** Start Extracted entries **
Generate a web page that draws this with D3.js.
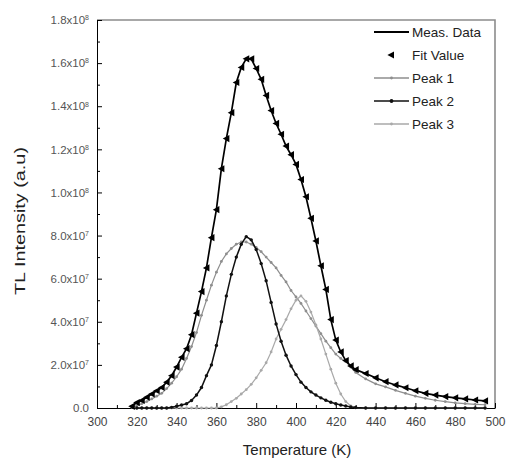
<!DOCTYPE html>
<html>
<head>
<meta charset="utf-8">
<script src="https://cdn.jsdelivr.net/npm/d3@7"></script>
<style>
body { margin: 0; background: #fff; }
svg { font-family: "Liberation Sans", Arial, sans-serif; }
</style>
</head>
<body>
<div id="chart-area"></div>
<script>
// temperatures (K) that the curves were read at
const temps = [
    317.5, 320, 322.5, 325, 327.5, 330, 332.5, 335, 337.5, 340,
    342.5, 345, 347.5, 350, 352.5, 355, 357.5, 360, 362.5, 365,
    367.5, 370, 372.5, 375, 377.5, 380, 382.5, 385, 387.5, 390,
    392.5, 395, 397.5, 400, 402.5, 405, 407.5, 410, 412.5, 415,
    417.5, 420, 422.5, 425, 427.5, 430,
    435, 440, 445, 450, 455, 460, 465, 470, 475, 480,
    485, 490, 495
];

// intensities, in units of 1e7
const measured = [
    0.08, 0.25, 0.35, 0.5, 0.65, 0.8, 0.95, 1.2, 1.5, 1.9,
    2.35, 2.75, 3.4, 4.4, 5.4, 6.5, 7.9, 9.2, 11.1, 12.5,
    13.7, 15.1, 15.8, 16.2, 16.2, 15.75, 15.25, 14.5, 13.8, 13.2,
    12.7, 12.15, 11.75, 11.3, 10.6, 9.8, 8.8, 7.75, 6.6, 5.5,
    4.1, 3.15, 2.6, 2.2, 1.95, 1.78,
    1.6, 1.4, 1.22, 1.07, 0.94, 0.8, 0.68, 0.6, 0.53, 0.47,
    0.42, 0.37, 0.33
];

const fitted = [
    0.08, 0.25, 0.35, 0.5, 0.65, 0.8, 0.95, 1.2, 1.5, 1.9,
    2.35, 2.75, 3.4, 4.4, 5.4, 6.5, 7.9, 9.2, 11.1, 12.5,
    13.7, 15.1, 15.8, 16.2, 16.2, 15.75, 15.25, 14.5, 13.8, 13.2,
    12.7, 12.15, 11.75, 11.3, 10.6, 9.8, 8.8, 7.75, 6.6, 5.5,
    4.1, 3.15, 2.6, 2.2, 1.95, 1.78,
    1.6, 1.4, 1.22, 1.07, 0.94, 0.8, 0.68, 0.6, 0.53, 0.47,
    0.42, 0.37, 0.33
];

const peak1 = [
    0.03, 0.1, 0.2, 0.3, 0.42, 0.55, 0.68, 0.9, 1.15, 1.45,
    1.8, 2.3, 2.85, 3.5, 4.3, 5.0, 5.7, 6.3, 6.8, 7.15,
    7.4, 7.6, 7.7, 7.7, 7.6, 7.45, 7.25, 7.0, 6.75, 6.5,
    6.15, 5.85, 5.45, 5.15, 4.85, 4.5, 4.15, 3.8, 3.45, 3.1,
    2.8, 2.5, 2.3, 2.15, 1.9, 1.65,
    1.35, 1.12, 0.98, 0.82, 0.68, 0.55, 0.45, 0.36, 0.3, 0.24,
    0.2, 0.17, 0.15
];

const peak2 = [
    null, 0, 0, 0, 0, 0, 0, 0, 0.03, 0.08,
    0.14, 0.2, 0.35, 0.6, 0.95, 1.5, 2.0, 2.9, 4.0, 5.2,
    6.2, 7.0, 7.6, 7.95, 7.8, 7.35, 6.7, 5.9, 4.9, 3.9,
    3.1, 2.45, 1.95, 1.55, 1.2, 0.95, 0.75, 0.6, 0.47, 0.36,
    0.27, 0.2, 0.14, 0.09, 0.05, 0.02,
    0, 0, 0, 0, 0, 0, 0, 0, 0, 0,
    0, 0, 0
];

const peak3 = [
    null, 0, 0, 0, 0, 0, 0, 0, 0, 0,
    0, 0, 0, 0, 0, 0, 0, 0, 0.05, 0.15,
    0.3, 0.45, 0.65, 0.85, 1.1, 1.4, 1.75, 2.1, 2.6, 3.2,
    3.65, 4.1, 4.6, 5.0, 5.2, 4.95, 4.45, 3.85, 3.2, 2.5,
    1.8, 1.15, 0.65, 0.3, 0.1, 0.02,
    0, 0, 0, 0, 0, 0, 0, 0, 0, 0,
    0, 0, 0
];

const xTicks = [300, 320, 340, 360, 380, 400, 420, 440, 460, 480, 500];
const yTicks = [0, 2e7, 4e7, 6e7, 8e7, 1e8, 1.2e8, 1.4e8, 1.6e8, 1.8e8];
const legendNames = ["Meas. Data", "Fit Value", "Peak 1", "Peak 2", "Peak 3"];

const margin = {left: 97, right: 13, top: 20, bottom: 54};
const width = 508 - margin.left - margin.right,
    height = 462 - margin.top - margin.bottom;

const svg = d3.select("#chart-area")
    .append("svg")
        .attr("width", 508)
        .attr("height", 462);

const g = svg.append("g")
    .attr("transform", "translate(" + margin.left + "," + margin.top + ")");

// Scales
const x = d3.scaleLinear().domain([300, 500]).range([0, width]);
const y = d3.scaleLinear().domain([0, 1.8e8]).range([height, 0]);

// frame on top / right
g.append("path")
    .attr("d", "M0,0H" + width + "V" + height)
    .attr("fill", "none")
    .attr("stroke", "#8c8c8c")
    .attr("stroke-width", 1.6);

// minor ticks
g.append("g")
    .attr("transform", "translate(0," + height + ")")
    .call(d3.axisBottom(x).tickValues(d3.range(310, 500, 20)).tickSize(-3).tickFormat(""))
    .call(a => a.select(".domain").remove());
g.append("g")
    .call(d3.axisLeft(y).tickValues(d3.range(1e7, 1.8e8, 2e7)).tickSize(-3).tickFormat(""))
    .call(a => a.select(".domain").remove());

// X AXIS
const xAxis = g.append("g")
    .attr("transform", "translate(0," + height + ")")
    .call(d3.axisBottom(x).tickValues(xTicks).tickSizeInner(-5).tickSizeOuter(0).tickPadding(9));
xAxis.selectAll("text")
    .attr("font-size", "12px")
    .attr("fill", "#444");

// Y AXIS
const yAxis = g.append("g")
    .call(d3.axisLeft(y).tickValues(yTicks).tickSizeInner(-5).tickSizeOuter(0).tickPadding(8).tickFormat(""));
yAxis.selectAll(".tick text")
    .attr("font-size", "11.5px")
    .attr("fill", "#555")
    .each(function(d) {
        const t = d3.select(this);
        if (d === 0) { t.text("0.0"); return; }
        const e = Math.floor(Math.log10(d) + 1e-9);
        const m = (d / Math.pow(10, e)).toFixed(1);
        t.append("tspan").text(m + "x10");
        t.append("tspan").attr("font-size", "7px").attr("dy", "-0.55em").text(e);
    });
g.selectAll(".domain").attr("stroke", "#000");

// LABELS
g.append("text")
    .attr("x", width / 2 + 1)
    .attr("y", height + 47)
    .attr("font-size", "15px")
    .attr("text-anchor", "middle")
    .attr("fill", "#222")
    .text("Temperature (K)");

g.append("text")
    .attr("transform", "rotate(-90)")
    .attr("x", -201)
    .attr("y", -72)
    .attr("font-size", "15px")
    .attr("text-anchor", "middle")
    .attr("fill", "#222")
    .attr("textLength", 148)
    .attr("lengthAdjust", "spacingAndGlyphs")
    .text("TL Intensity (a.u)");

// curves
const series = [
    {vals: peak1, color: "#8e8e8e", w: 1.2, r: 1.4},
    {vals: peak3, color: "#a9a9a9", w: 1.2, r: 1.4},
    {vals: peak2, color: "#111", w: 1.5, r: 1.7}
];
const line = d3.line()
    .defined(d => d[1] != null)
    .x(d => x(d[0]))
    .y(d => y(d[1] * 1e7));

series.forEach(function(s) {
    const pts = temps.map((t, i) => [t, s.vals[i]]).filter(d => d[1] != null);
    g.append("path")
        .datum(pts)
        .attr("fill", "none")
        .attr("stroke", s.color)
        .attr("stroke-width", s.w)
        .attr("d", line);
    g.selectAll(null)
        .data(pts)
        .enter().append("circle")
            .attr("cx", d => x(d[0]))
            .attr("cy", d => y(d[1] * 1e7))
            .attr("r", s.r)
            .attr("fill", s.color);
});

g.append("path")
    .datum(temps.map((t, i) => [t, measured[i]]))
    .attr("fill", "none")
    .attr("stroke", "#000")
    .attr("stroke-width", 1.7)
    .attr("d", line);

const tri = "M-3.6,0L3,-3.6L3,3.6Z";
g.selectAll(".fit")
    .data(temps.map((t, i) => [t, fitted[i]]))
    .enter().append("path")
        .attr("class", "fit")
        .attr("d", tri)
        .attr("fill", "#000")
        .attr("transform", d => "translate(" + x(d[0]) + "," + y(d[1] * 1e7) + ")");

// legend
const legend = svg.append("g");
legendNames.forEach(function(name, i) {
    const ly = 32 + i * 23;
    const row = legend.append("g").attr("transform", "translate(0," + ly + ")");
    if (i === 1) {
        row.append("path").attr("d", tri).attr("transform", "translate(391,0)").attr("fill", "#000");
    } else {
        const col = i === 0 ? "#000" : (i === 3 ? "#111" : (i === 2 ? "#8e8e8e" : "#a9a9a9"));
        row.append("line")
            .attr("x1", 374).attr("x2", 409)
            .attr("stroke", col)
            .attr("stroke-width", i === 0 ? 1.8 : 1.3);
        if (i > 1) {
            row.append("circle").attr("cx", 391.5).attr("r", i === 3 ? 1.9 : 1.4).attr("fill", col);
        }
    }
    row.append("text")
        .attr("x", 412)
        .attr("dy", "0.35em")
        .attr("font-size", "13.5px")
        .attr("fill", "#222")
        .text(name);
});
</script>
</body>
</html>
** End Extracted entries **
** Start Extracted entries **
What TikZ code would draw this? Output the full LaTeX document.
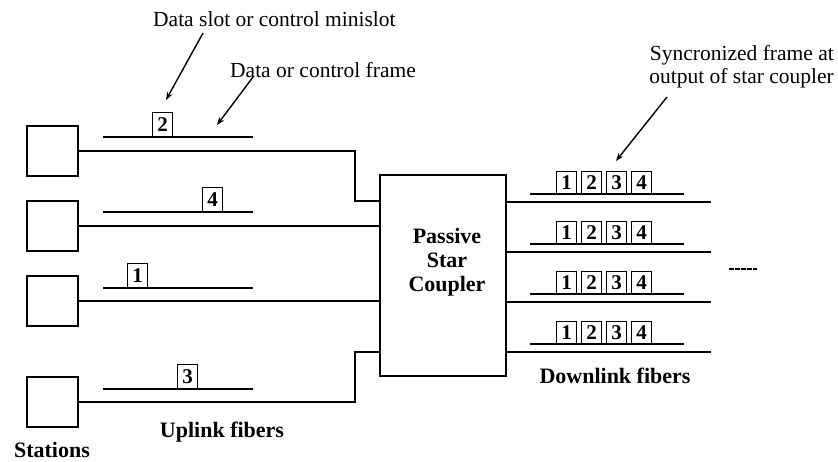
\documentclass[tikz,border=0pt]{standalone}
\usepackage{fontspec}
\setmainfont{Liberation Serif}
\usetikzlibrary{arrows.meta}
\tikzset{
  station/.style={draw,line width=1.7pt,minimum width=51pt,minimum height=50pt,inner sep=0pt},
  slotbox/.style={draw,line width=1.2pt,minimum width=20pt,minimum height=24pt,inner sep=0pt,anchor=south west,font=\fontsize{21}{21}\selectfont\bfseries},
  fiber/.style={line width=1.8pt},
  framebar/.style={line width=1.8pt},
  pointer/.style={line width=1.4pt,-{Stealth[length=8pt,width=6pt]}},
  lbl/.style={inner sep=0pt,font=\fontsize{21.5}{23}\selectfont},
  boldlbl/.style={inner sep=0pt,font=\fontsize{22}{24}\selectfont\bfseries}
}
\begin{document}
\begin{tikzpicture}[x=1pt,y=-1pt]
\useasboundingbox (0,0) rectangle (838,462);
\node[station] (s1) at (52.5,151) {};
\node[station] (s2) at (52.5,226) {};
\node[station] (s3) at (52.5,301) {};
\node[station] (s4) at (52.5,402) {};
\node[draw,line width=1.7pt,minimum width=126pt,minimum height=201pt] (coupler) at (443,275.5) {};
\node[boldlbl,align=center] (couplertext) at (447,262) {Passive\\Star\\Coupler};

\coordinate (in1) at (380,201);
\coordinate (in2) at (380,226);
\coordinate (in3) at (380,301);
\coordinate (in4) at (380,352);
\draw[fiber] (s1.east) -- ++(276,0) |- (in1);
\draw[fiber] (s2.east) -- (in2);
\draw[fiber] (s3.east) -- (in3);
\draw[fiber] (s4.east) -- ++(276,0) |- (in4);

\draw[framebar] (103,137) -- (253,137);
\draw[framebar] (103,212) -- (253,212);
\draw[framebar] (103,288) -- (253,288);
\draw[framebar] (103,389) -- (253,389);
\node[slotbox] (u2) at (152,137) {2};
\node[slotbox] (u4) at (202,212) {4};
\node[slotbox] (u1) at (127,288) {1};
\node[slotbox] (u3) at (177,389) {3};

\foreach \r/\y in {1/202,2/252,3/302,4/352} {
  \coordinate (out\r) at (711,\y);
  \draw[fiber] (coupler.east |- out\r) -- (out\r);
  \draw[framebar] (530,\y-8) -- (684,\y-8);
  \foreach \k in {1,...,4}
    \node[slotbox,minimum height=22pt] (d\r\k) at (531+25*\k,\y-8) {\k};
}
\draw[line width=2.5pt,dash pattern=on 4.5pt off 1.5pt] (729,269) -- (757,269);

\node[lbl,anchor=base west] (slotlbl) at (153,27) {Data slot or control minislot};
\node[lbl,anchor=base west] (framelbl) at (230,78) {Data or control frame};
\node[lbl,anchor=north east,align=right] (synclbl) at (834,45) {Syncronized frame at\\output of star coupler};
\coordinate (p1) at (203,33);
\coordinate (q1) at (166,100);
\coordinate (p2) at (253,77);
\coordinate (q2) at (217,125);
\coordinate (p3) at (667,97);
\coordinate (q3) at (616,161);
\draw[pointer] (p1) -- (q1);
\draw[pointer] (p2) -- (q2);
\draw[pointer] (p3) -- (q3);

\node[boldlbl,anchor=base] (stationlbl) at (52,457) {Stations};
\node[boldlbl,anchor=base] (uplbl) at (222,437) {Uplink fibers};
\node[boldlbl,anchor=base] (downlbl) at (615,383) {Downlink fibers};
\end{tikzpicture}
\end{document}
** End Extracted entries **
** Start Extracted entries **
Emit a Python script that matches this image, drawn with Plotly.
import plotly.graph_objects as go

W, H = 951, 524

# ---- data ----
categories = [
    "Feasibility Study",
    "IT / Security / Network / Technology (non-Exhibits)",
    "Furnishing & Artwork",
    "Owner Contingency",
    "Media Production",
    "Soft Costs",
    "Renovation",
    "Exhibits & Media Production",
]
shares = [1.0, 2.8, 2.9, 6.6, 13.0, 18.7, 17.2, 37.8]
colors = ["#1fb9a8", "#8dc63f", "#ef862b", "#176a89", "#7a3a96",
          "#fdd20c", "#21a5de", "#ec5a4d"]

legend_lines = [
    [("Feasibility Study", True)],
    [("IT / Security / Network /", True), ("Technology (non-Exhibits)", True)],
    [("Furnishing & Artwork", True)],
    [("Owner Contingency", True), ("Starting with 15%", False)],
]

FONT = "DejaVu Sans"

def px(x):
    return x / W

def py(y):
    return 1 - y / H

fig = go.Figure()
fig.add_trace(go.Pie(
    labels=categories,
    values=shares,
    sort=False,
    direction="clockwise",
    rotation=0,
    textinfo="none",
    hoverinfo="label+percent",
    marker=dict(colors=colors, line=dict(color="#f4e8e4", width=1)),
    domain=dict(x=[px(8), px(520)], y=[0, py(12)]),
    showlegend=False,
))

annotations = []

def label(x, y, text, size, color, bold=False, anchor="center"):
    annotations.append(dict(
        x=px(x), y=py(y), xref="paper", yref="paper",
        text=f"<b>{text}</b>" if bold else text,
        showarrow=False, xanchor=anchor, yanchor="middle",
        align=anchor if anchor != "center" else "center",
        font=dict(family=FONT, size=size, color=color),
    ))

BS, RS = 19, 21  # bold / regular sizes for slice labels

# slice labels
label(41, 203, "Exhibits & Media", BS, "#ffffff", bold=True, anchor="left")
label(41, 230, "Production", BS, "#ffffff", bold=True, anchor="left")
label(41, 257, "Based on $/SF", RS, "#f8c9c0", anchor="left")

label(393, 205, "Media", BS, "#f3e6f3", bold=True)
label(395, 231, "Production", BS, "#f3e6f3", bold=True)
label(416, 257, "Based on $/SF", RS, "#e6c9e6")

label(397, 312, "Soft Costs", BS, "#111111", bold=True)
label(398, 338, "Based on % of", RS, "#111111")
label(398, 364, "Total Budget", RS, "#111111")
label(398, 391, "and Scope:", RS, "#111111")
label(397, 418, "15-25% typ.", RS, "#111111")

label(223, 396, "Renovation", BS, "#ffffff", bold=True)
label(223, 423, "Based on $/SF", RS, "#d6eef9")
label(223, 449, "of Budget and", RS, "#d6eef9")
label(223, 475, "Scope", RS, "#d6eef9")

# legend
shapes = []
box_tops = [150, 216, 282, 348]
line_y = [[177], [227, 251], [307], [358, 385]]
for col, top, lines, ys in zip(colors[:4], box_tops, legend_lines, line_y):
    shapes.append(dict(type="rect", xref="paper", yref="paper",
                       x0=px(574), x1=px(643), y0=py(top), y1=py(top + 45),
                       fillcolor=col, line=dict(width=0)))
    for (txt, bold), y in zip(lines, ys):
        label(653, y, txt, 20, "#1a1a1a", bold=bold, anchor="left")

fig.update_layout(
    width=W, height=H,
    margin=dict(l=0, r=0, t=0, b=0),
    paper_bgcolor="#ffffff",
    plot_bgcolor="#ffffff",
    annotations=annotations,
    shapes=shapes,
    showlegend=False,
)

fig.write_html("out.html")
** End Extracted entries **
# What you need to do
Pull every line containing the word "this" out of the entries above.

# Complete output
Generate a web page that draws this with D3.js.
        const t = d3.select(this);
What TikZ code would draw this? Output the full LaTeX document.
Emit a Python script that matches this image, drawn with Plotly.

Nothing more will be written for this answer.